Am Anfang gab‘s unendlich Verschiedenes. Doch das Verschiedene verwandelte sich in eine Hierarchie der Wertigkeiten. Am Schluss war das deutsche Wesen allen andern überlegen.

Fichtes Nationalismus war zuerst einer unter vielen, am Ende war er der Heiland der Welt. Die nordische Rasse wurde zur einzig lebens-werten Rasse, neben der alle andern zur Unterwerfung oder zum Tode bestimmt waren.

Fazit: Wer Kreativität als Fähigkeit betrachtet, immer etwas Neues zu erfinden, landet bei göttlich-natürlichen Offenbarungen. Natur aber, die – bei allen neuen Mischungen – immer die Alte ist und bleibt, wird hier zum göttlichen Offenbarungsinstrument verfälscht.

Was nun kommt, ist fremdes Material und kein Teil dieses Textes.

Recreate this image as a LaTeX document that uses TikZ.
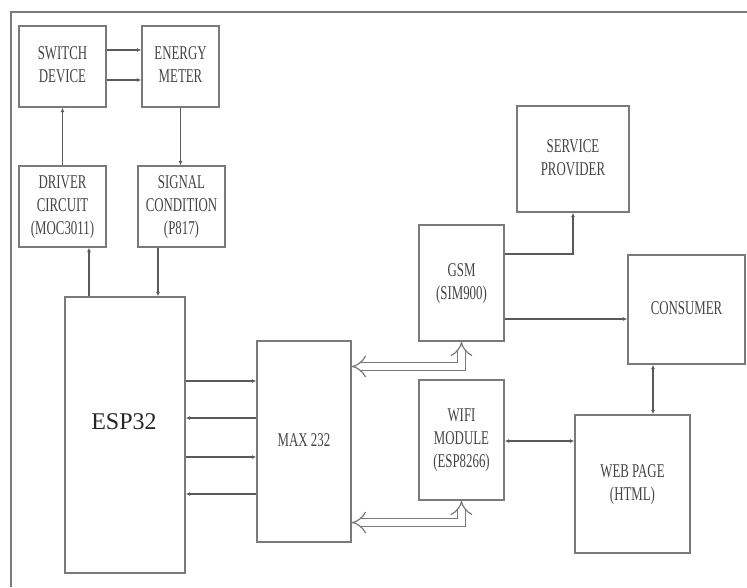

Vernunft als Fähigkeit des Allgemeinen kann Natur nur erkennen, weil sie den allgemeinen Gesetzen der Natur auf die Spur kommen kann. In der Natur gibt’s nichts Neues.

Wer darauf beharrt, in kreativer Weise ständig Neues aus seinem unvergleichlichen Ingenium zu offenbaren, entzieht sich der rationalen Prüfung und überhöht sich zur irrtumsfreien Stimme Gottes, die nach Belieben alles inszenieren kann: erschaffen und zertrümmern, schöpfen und vernichten.

Kreativität wird zur Imperialistin der Welt, die als Neuland erobert, was schon immer da war, ist und sein wird. Obgleich sie vollständig von der Natur abhängig ist, tut sie, als ob sie nach Belieben neue Naturen aus Nichts erschaffen könne.

Vor dieser Kreativität ist kein Lebewesen sicher.